‘A rickety old chair’
The purpose of this column is to relate three stories for which there was not space in the three-part nosebleed on Chris Crain’s book, “From East Liverpool to California, the Riches to Rags Story of the Taylor Family.”
The series ran last week in The Review. I can call it a nosebleed because I wrote it, and realize that’s what it probably is to those who, like my wife, are not smitten by local pottery history. I loved “Riches to Rags” because it is a story of hubris and loss, the fall of a family who saved themselves, real people, local people, who stuck together with the glue of faith, loyalty, hard work, selfless love, and always, humor.
When Chris made his first-ever trip from California to East Liverpool in 1995, it was at the invitation of Denver and Nancy Wetzel, a result of his chancing upon a little want ad for KT&K ware that Denver had placed in a pottery collectors’ news sheet.
The first story concerns discovering the history of a rickety old wooden chair that Burchfield Cartwright rescued from a burn pile around 1925, when he was about 10 years old.
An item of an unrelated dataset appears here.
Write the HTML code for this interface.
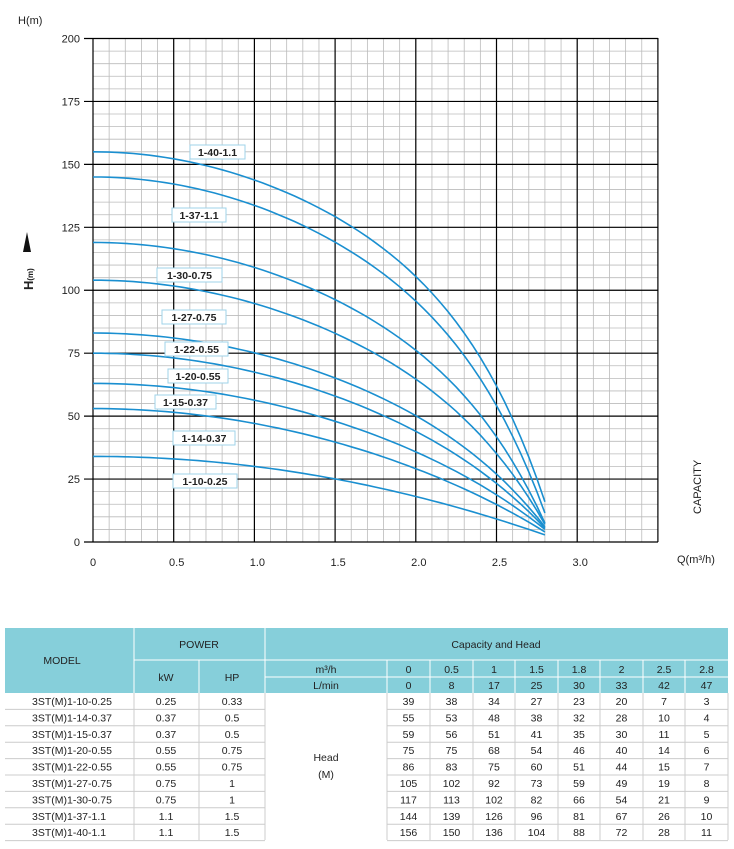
<!DOCTYPE html>
<html><head><meta charset="utf-8"><style>
body{margin:0;background:#fff;width:734px;height:849px;overflow:hidden;font-family:"Liberation Sans",sans-serif;}
svg{position:absolute;left:0;top:0}
</style></head><body>
<svg id="s" width="734" height="849" xmlns="http://www.w3.org/2000/svg" font-family="Liberation Sans, sans-serif"></svg>
<script>
var s=document.getElementById('s'),h='';
var X=function(q){return 93+q*161.4},Y=function(v){return 542-v*2.5175};
for(var i=0;i<=35;i++){var x=93+i*80.7/5;h+='<line x1="'+x+'" y1="38" x2="'+x+'" y2="542" stroke="#bbb" stroke-width="0.8"/>';}
for(var i=0;i<=40;i++){var y=542-i*503.5/40;h+='<line x1="93" y1="'+y+'" x2="658" y2="'+y+'" stroke="#bbb" stroke-width="0.8"/>';}
for(var i=0;i<=7;i++){var x=93+i*80.7;h+='<line x1="'+x+'" y1="38" x2="'+x+'" y2="542" stroke="#000" stroke-width="1.2"/>';}
for(var i=0;i<=8;i++){var y=542-i*62.94;h+='<line x1="84" y1="'+y+'" x2="658" y2="'+y+'" stroke="#000" stroke-width="1.2"/>';
h+='<text x="80" y="'+(y+4)+'" font-size="11" text-anchor="end" fill="#222">'+(i*25)+'</text>';}
var xl=['0','0.5','1.0','1.5','2.0','2.5','3.0'];
for(var i=0;i<7;i++)h+='<text x="'+(93+i*80.7+(i==0?0:3))+'" y="566" font-size="11" text-anchor="middle" fill="#222">'+xl[i]+'</text>';
h+='<text x="18" y="24" font-size="11" fill="#222">H(m)</text>';
h+='<text x="677" y="563" font-size="11" fill="#222">Q(m³/h)</text>';
h+='<text transform="translate(701,514) rotate(-90)" font-size="11" fill="#222">CAPACITY</text>';
h+='<text transform="translate(33,290) rotate(-90)" font-size="13" font-weight="bold" fill="#222">H<tspan font-size="8">(m)</tspan></text>';
h+='<polygon points="23,252 27,232 31,252" fill="#111"/>';
var D=[[34,3],[53,4],[63,5],[75,5.5],[83,6],[104,7],[119,7.5],[145,11.5],[155,16]];
D.forEach(function(d,idx){var t=idx/8,H0=d[0],e=d[1];
var a=0.117-0.045*t,b=Math.max(0,((1-e/H0)-a*7.84)/Math.pow(2.8,7)),p='';
for(var j=0;j<=56;j++){var q=j*0.05,v=H0*(1-a*q*q-b*Math.pow(q,7));p+=(j?' L':'M')+X(q).toFixed(1)+','+Y(v).toFixed(1);}
h+='<path d="'+p+'" fill="none" stroke="#1a8fd0" stroke-width="1.6"/>';});
var L=[['1-40-1.1',190,145,55],['1-37-1.1',172,208,54],['1-30-0.75',157,268,65],['1-27-0.75',162,310,64],['1-22-0.55',165,342,63],['1-20-0.55',168,369,60],['1-15-0.37',155,395,61],['1-14-0.37',173,431,62],['1-10-0.25',173,474,64]];
L.forEach(function(l){h+='<rect x="'+l[1]+'" y="'+l[2]+'" width="'+l[3]+'" height="14" fill="#fff" stroke="#9fd3ea" stroke-width="1"/><text x="'+(l[1]+l[3]/2)+'" y="'+(l[2]+11)+'" font-size="10.5" font-weight="bold" text-anchor="middle" fill="#222">'+l[0]+'</text>';});
var hc='#86cfda',gc='#ccc';
h+='<rect x="5" y="628" width="723" height="65" fill="'+hc+'"/>';
h+='<line x1="134" y1="628" x2="134" y2="840" stroke="#fff" stroke-width="1"/><line x1="265" y1="628" x2="265" y2="840" stroke="#fff" stroke-width="1"/>';
h+='<line x1="134" y1="660" x2="728" y2="660" stroke="#fff"/><line x1="265" y1="677" x2="728" y2="677" stroke="#fff"/>';
h+='<line x1="199" y1="660" x2="199" y2="840" stroke="#fff"/>';
var cb=[387,430,473,515,558,600,643,685,728];
for(var i=0;i<8;i++)h+='<line x1="'+cb[i]+'" y1="660" x2="'+cb[i]+'" y2="840" stroke="#fff"/>';
h+='<line x1="134" y1="693" x2="134" y2="840" stroke="'+gc+'"/><line x1="199" y1="693" x2="199" y2="840" stroke="'+gc+'"/><line x1="265" y1="693" x2="265" y2="840" stroke="'+gc+'"/>';
for(var i=0;i<9;i++)h+='<line x1="'+cb[i]+'" y1="693" x2="'+cb[i]+'" y2="840" stroke="'+gc+'"/>';
var rh=16.4;
for(var r=1;r<=9;r++){var y=693+r*rh;h+='<line x1="5" y1="'+y+'" x2="265" y2="'+y+'" stroke="'+gc+'"/><line x1="387" y1="'+y+'" x2="728" y2="'+y+'" stroke="'+gc+'"/>';}
var t=function(x,y,s,a){h+='<text x="'+x+'" y="'+y+'" font-size="10.5" text-anchor="'+(a||'middle')+'" fill="#222">'+s+'</text>';};
t(62,664,'MODEL');t(199,648,'POWER');t(166,681,'kW');t(232,681,'HP');t(496,648,'Capacity and Head');
t(326,673,'m³/h');t(326,689,'L/min');
var m3=['0','0.5','1','1.5','1.8','2','2.5','2.8'],lm=['0','8','17','25','30','33','42','47'];
for(var i=0;i<8;i++){var cx=(cb[i]+cb[i+1])/2;t(cx,673,m3[i]);t(cx,689,lm[i]);}
var M=[['3ST(M)1-10-0.25','0.25','0.33'],['3ST(M)1-14-0.37','0.37','0.5'],['3ST(M)1-15-0.37','0.37','0.5'],['3ST(M)1-20-0.55','0.55','0.75'],['3ST(M)1-22-0.55','0.55','0.75'],['3ST(M)1-27-0.75','0.75','1'],['3ST(M)1-30-0.75','0.75','1'],['3ST(M)1-37-1.1','1.1','1.5'],['3ST(M)1-40-1.1','1.1','1.5']];
var V=[[39,38,34,27,23,20,7,3],[55,53,48,38,32,28,10,4],[59,56,51,41,35,30,11,5],[75,75,68,54,46,40,14,6],[86,83,75,60,51,44,15,7],[105,102,92,73,59,49,19,8],[117,113,102,82,66,54,21,9],[144,139,126,96,81,67,26,10],[156,150,136,104,88,72,28,11]];
for(var r=0;r<9;r++){var y=693+r*rh+12;t(32,y,M[r][0],'start');t(166,y,M[r][1]);t(232,y,M[r][2]);
for(var i=0;i<8;i++)t((cb[i]+cb[i+1])/2,y,V[r][i]);}
t(326,761,'Head');t(326,778,'(M)');
s.innerHTML=h;
</script>
</body></html>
Chris’ great-grandfather was Homer J. Taylor, who became president of Knowles, Taylor and Knowles in 1914 upon the death of his father, Col. John N. Taylor, a Civil War veteran and an original partner in KT&K. Homer was an avid amateur photographer.
On that first visit to East Liverpool in 1995 Chris Crain brought old albums of Homer’s family photos and memorabilia. Leafing through them Burch suddenly exclaimed, “I have that chair!” A photo showed old Col. Taylor leaning back in the chair, distinctive because of an attached footrest which could be folded underneath. Up until that moment, all the chair had meant to Burch was its clever design and connection to his boyhood.
Burch had recently sent the chair to be restored. He fetched it back and, Chris wrote, “invited me and Nancy Wetzel over to try it out.”
As a dumpster-diver and trash-picker myself, I fully relate to what Burch did. It was a very hoopie thing to do, and you see what joy it brought many years later.
The second story is about East Liverpool Atty. Wm. H. Vodrey’s 1941 solicitation of Marcus Aaron, president of Homer Laughlin China, and several other wealthy local men, to provide a gift of $4,000 to buy the property in Burbank, Calif., and the former chicken coops thereon which the Taylors had converted into a small pottery, thereby saving the business from which they were scratching out a living.
That story is told in the series. What was not is how the letters from Vodrey were found and forwarded to Crain for inclusion in his book. They were sent him by Catherine Vodrey with the information that they had been found by Marcus Aaron’s grandson, Marcus Aaron II, when he was cleaning out old files at Homer Laughlin. He sent them to Jackman Vodrey’s office, where they were carefully filed away with all the doubtless millions of other pieces of paper the Vodreys have preserved. I gave Jackman the title “Xerox King” whenever I mentioned him in my column because the man never met a piece of paper he didn’t want to copy.
The third story for today is about Joan Witt’s contribution to the “Riches to Rags” book.
Chris Crain met Joan at one of the East Liverpool Historical Society get-togethers arranged for him. Later, in 2012, Chris said, “one day, out of the blue” Joan sent him a KT&K keychain for his collection. With it was a copy of the newspaper story detailing the “Marriage of the Century” of his great-grandparents, Homer J. Taylor and Pearl Sebring. The information in that article, included in the book, gives us a snapshot of the Taylor and Sebring families at the height of their wealth, power and influence, and a contrast to the loss of all that in The Great Depression.
I miss Burchfield Cartwright and Joan Witt. They were my friendsl, as are the Vodreys still. Burch was a source for historical background and jokes for the “hoopie” columns I wrote dating back to 1988. Joan, a great and selfless researcher, could relate local history on any topic and back it up with data. She was my go-to for background when I wrote local history pieces for the newspaper, an obligation inherited by the always helpful and much abused Tim Brookes. Of the others who played a role in getting Chris’ book across the finish line, perhaps none were more crucial than Donna and Bill Gray, who I also call upon as unpaid researchers.
What I liked most about “Riches to Rags,” in addition to reminders of the wonderful folks mentioned above, was the personal stories Chris passed along. This is not dead, dry history. It tells how a family seemingly lost everything but saved itself. Copies remain available at the Museum of Ceramics.